Monday, October 24, 2022

Morning Bible Study: Luke 4:14-30

Rejection at Nazareth

16 He came to Nazareth, where he had been brought up. As usual, he entered the synagogue on the Sabbath day and stood up to read. 

17 The scroll of the prophet Isaiah was given to him, and unrolling the scroll, he found the place where it was written:


18   The Spirit of the Lord is on me,

because he has anointed me

to preach good news to the poor.

He has sent me

to proclaim release to the captives

and recovery of sight to the blind,

to set free the oppressed,

19   to proclaim the year of the Lord’s favor[Isaiah 61:1–2]


20 He then rolled up the scroll, gave it back to the attendant, and sat down. And the eyes of everyone in the synagogue were fixed on him. 

21 He began by saying to them, “Today as you listen, this Scripture has been fulfilled.”


22 They were all speaking well of him and were amazed by the gracious words that came from his mouth; yet they said, “Isn’t this Joseph’s son?”


23 Then he said to them, “No doubt you will quote this proverb to me: ‘Doctor, heal yourself. What we’ve heard that took place in Capernaum, do here in your hometown also.’”

24 He also said, “Truly I tell you, no prophet is accepted in his hometown. 

25 But I say to you, there were certainly many widows in Israel in Elijah’s days, when the sky was shut up for three years and six months while a great famine came over all the land. 

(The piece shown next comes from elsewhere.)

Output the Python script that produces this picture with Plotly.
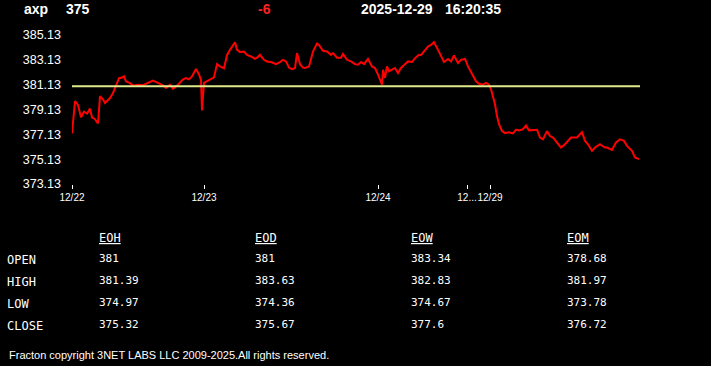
import plotly.graph_objects as go

# ---------------- data ----------------
symbol = "axp"
last_price = "375"
change = "-6"
quote_date = "2025-12-29"
quote_time = "16:20:35"

# sample index (intraday bars) and price
t = [0, 3, 6, 9, 12, 15, 18, 20, 23, 26, 28, 31, 33, 38, 41, 44, 47, 50, 52, 54, 58, 61, 66, 71,
     76, 81, 86, 91, 94, 98, 101, 106, 111, 114, 117, 120, 124, 127, 129, 130, 132, 135, 139, 142,
     145, 148, 152, 155, 158, 160, 163, 165, 168, 172, 175, 179, 183, 185, 188, 192, 195, 199, 204,
     208, 211, 214, 217, 220, 223, 225, 228, 231, 233, 237, 241, 245, 247, 251, 255, 259, 261, 265,
     269, 271, 275, 279, 283, 286, 289, 292, 296, 300, 303, 306, 310, 311, 313, 315, 317, 320, 323,
     326, 329, 333, 336, 340, 343, 347, 349, 352, 356, 359, 362, 366, 369, 372, 376, 379, 382, 386,
     389, 393, 396, 399, 402, 404, 407, 411, 414, 417, 419, 421, 423, 425, 427, 430, 433, 437, 441,
     444, 447, 451, 454, 457, 461, 465, 468, 471, 475, 478, 481, 485, 489, 493, 496, 499, 505, 510,
     513, 516, 520, 523, 528, 533, 535, 540, 544, 548, 552, 555, 560, 563, 567]
price = [377.2, 379.8, 379.5, 378.5, 378.95, 378.8, 379.2, 378.5, 378.35, 378.0, 380.2, 379.95,
         379.65, 380.05, 380.45, 381.0, 381.65, 381.7, 381.8, 381.4, 381.25, 381.05, 381.13, 381.08,
         381.27, 381.45, 381.27, 381.08, 380.87, 381.13, 380.8, 381.13, 381.55, 381.65, 381.55, 381.8,
         382.4, 381.95, 381.5, 379.05, 381.27, 381.4, 381.55, 381.72, 382.78, 382.6, 382.45, 383.5,
         383.93, 384.2, 384.55, 383.95, 383.75, 383.8, 383.53, 383.4, 383.2, 383.3, 383.53, 383.13,
         383.0, 382.95, 382.78, 382.95, 383.13, 383.0, 382.5, 382.38, 382.47, 383.67, 382.78, 382.5,
         382.47, 382.6, 383.8, 384.45, 384.33, 383.85, 383.8, 383.53, 383.67, 383.3, 383.3, 383.6,
         383.13, 383.0, 382.78, 382.73, 382.95, 382.78, 383.2, 382.6, 382.47, 381.93, 381.13, 382.33,
         381.67, 382.6, 382.2, 382.33, 382.47, 382.07, 382.47, 382.78, 383.0, 382.95, 383.26, 383.53,
         383.5, 383.8, 384.2, 384.33, 384.55, 383.93, 383.4, 382.95, 383.2, 383.0, 383.47, 382.87,
         383.13, 383.2, 382.6, 382.15, 381.8, 381.4, 381.2, 381.13, 381.27, 381.13, 380.75, 380.07,
         379.55, 378.6, 377.95, 377.4, 377.23, 377.3, 377.2, 377.5, 377.45, 377.55, 377.85, 377.45,
         377.45, 377.5, 376.87, 376.73, 377.39, 376.99, 376.87, 376.47, 376.07, 376.33, 376.6,
         376.87, 376.87, 377.31, 376.6, 376.33, 375.8, 376.07, 376.33, 376.07, 376.07, 375.87,
         376.47, 376.73, 376.6, 376.2, 375.8, 375.27, 375.13, 375.07]

reference_price = 381.0  # EOH open

day_tick_pos = [0, 132, 306, 395, 418]
day_tick_text = ["12/22", "12/23", "12/24", "12...", "12/29"]

y_tick_vals = [373.13, 375.13, 377.13, 379.13, 381.13, 383.13, 385.13]
y_tick_text = ["373.13", "375.13", "377.13", "379.13", "381.13", "383.13", "385.13"]

table_cols = ["EOH", "EOD", "EOW", "EOM"]
table_rows = ["OPEN", "HIGH", "LOW", "CLOSE"]
eoh = ["381", "381.39", "374.97", "375.32"]
eod = ["381", "383.63", "374.36", "375.67"]
eow = ["383.34", "382.83", "374.67", "377.6"]
eom = ["378.68", "381.97", "373.78", "376.72"]

footer = "Fracton copyright 3NET LABS LLC 2009-2025.All rights reserved."

# ---------------- layout geometry ----------------
W, H = 711, 366
L, R, T, B = 72, 71, 30, 182
PW = W - L - R
PH = H - T - B


def px(x):
    return (x - L) / PW


def py(y):
    return (H - B - y) / PH


fig = go.Figure()
fig.add_trace(go.Scatter(x=t, y=price, mode="lines",
                         line=dict(color="#ff0000", width=2), hoverinfo="skip",
                         showlegend=False))
fig.add_hline(y=reference_price, line=dict(color="#dfe98a", width=2))

fig.update_layout(
    width=W, height=H,
    margin=dict(l=L, r=R, t=T, b=B),
    paper_bgcolor="black", plot_bgcolor="black",
    showlegend=False,
    xaxis=dict(range=[0, 568], tickvals=day_tick_pos, ticktext=day_tick_text,
               ticks="outside", ticklen=4, tickcolor="white", tickwidth=1,
               tickangle=0,
               showgrid=False, zeroline=False, showline=False,
               tickfont=dict(family="Arial", size=10, color="white")),
    yaxis=dict(range=[373.13, 385.53], tickvals=y_tick_vals, ticktext=y_tick_text,
               showgrid=False, zeroline=False, showline=False, ticks="",
               ticklabelstandoff=10,
               tickfont=dict(family="Arial", size=12.5, color="white")),
)

ann = []


def add_text(text, x, y, size, color="white", family="Arial", bold=False):
    ann.append(dict(text=("<b>%s</b>" % text) if bold else text,
                    x=px(x), y=py(y), xref="paper", yref="paper",
                    xanchor="left", yanchor="middle", showarrow=False,
                    font=dict(family=family, size=size, color=color)))


# header
add_text(symbol, 22, 9, 14, bold=True)
add_text(last_price, 64, 9, 14, bold=True)
add_text(change, 256, 9, 14, color="#ff2020", bold=True)
add_text(quote_date, 359, 9, 14, bold=True)
add_text(quote_time, 443, 9, 14, bold=True)

# table
col_x = [97, 253, 409, 565]
row_y = [258, 280, 302, 324]
cols = [eoh, eod, eow, eom]
mono = "DejaVu Sans Mono"
for cx, name in zip(col_x, table_cols):
    add_text("<u>%s</u>" % name, cx, 238, 12, family=mono)
for ry, rname in zip(row_y, table_rows):
    add_text(rname, 5, ry + 1.5, 12, family=mono)
for cx, vals in zip(col_x, cols):
    for ry, v in zip(row_y, vals):
        add_text(v, cx, ry, 11, family=mono)

add_text(footer, 7, 355, 11)

fig.update_layout(annotations=ann)
fig.write_html("out.html")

26 Yet Elijah was not sent to any of them except a widow at Zarephath in Sidon. 

27 And in the prophet Elisha’s time, there were many in Israel who had leprosy, and yet not one of them was cleansed except Naaman the Syrian.”

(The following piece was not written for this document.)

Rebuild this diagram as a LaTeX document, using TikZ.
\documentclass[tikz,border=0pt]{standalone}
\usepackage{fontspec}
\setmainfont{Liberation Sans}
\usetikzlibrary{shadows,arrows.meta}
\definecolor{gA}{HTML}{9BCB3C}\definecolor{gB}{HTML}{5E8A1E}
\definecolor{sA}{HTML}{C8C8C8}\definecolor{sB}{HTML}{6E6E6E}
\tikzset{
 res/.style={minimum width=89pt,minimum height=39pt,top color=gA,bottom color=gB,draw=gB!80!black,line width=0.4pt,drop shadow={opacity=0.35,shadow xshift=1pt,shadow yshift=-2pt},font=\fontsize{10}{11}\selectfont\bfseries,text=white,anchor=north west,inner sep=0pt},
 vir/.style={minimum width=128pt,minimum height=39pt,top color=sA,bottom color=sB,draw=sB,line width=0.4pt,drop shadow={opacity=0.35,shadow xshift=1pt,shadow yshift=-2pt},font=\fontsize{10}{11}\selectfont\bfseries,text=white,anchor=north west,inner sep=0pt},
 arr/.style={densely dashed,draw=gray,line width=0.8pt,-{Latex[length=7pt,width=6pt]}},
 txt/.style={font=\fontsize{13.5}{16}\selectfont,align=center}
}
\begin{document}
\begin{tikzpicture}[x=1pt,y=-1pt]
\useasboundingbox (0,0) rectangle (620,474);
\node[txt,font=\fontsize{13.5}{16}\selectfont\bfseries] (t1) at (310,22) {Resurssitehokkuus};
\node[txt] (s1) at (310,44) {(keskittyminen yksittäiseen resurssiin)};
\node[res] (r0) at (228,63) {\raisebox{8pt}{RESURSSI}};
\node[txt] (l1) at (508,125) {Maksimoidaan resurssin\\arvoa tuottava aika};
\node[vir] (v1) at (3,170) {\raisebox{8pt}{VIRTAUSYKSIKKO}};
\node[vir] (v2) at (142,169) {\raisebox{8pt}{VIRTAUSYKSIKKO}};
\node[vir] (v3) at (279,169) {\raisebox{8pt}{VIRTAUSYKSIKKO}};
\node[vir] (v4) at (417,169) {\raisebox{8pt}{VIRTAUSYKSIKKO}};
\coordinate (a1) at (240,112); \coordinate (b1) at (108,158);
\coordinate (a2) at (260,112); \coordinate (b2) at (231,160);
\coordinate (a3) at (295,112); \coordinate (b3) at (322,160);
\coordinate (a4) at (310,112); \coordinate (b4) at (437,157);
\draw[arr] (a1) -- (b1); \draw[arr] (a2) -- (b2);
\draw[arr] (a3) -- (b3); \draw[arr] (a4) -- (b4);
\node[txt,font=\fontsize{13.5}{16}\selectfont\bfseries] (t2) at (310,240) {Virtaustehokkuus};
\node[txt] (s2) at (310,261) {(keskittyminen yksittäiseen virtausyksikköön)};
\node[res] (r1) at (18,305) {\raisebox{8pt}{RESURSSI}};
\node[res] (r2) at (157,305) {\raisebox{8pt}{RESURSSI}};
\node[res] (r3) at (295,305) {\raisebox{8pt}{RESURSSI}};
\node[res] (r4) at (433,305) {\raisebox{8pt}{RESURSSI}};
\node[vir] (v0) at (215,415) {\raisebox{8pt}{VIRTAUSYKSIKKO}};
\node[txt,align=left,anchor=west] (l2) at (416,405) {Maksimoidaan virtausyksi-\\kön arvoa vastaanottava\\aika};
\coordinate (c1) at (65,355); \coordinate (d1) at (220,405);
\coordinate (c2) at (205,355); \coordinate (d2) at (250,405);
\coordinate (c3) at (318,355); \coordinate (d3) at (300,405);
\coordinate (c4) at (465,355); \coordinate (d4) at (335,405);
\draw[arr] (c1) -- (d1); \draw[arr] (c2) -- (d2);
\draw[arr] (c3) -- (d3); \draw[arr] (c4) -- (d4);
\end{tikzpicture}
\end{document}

28 When they heard this, everyone in the synagogue was enraged. 

29 They got up, drove him out of town, and brought him to the edge of the hill that their town was built on, intending to hurl him over the cliff. 

30 But he passed right through the crowd and went on his way.



Commentary

(the following is from Matthew Henry's Concise Commentary, 1706 -- www.christianity.com)


"Christ taught in their synagogues, their places of public worship, where they met to read, expound, and apply the word, to pray and praise. All the gifts and graces of the Spirit were upon him and on him, without measure. By Christ, sinners may be loosed from the bonds of guilt, and by his Spirit and grace from the bondage of corruption. He came by the word of his gospel, to bring light to those that sat in the dark, and by the power of his grace, to give sight to those that were blind. And he preached the acceptable year of the Lord. Let sinners attend to the Savior's invitation when liberty is thus proclaimed. 

Christ's name was Wonderful; in nothing was he more so than in the word of his grace, and the power that went along with it. We may well wonder that he should speak such words of grace to such graceless wretches as mankind. 

Some prejudice often furnishes an objection against the humbling doctrine of the cross; and while it is the word of God that stirs up men's enmity, they will blame the conduct or manner of the speaker. The doctrine of God's sovereignty, his right to do his will, provokes proud men. They will not seek his favor in his own way; and are angry when others have the favors they neglect. Still is Jesus rejected by multitudes who hear the same message from his words. While they crucify him afresh by their sins, may we honor him as the Son of God, the Savior of men, and seek to show we do so by our obedience."